04 dezembro 2018

Políticas de educação e o princípio do conta-gotas


Mas, afinal, o País já não tem défice de diplomados? Será por isso que muitos jovens já não tentam entrar na Universidade? E que, por isso mesmo também, não serão necessárias políticas públicas de apoio aos estudos no Ensino Superior (ES)?

O panorama é bem diferente, na realidade. Com efeito, em 2016, 33,5% era a percentagem da população portuguesa, entre 30 e 34 anos, com o Ensino Superior, contra um correspondente valor de 39,9% na UniãoEuropeia (U.E.) e 40% nos objectivos da Europa 2020 (www.pordata.pt).

No âmbito do III International Meeting of Sociology (ISSOW) organizado pela Associação Portuguesa de Sociologia Industrial, das Organizações e do Trabalho (APSIOT), apresentámos uma comunicação na qual reflectíamos sobre este tema[1]. Com base na análise que então realizámos sobre as condições de transição entre o Ensino Secundário (ESec) e o ES, tentamos agora responder às questões que colocámos no início. Comecemos por uma visão de conjunto, revelada pela Figura seguinte, na qual se compara Portugal com a média da União Europeia (U.E.):


Figura 1: Principais indicadores do processo de transição entre o Ensino Secundário e o Ensino Superior, Portugal face à média da U.E., 2017


Fonte: Eurostudent


A Figura anterior é eloquente: em Portugal é bastante maior a percentagem de alunos que paga propinas, que afirma ter de interromper estudos por dificuldades financeiras e que refere ser indispensável ter emprego para poder prosseguir para o ES; e muito inferior a percentagem, face à média da U.E., dos que vivem em residências públicas e que recebem apoio financeiro do Governo[2].

Uma das justificações oficiais para terem entrado menos alunos no ES no corrente ano lectivo socorre-se, quem diria, da teoria do investimento em capital humano, relíquia teórica que o pensamento neoliberal volta a recuperar: os custos de oportunidade do prosseguimento de estudos estariam a aumentar devido ao aumento de oferta de empregos com o 12º ano. Seria mesmo assim?

Decidimos então comparar a evolução das matrículas no ES com a daqueles custos de oportunidade, interpretados pela variação da taxa de desemprego com o 12º ano. Tendo presente o quadro geral descrito pela Figura 1, decidimos comparar também a variação anual das matrículas no ES com a variação idêntica do número de bolsas atribuídas pelo Estado a este grau de ensino.  A Figura 2 descreve tais comportamentos:

Figura 2: Evolução das taxas de variação anual dos números de candidaturas ao ES, das bolsas públicas atribuídas ao ES e da taxa de desemprego com o 12º ano

Fonte: Eurostudent


A Figura 2 revela-nos que, ao contrário da justificação oficial, existe mesmo uma evolução quase simétrica entre a variação anual do número de candidaturas ao ES e a mesma variação na taxa de desemprego com o 12º ano: seria suposto que quando esta taxa diminui – as ofertas de emprego para o 12º aumentam – diminuísse correspondentemente o número de candidaturas, o que não se verifica.
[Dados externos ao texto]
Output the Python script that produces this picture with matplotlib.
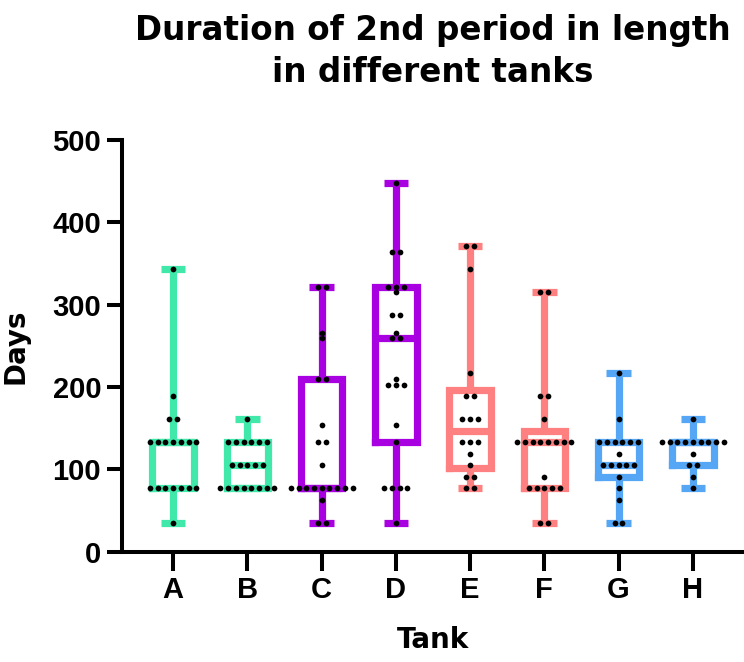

Já a associação entre a variação anual das candidaturas ao ES e a mesma variação na concessão de bolsas públicas ao mesmo grau de ensino parece seguir um padrão esperado numa situação em que pesa tanto o efeito rendimento, ou a falta deste: quando se dá uma queda inter anos no número de bolsas atribuídas, verifica-se uma queda subsequente do número de candidaturas, após um intervalo de um ou dois anos. Por outro lado, uma evolução descendente no número de bolsas conduz a uma evolução igualmente descendente do número de candidaturas mas, neste caso, muito mais ampliada; já a subida no número de bolsas induz um aumento muito menos pronunciado nas candidaturas, parecendo verificar-se uma certa inércia à subida destas últimas.

Constatamos, ainda, que o actual Governo parece revelar alguma indecisão quanto a esta política de bolsas ao ES, o que é tanto mais grave quanto as razões anteriores aconselhariam, pelo contrário, uma grande estabilidade neste tipo de políticas. Mas isso não se verifica, antes o anúncio, a espaços, de medidas de política avulsas e inconsistentes, como o de que irão ser construídas mais residências públicas ou o de que o novo Orçamento do Estado prevê uma diminuição de propinas. Não existe uma estratégia de suporte à transição para o ES, duvida-se mesmo que as tutelas da Educação e do ES cheguem a dialogar sobre estes aspectos. Na ocorrência do problema, remenda-se. A conta-gotas.




[2] EC (2018). Social and Economic Conditions of Student Life in Europe. Eurostudent VI 2016-2018.



[1] Comunicação com o título As Quebras na Transição Ensino Secundário – Ensino Superior - o mercado de trabalho responde por todas as falhas?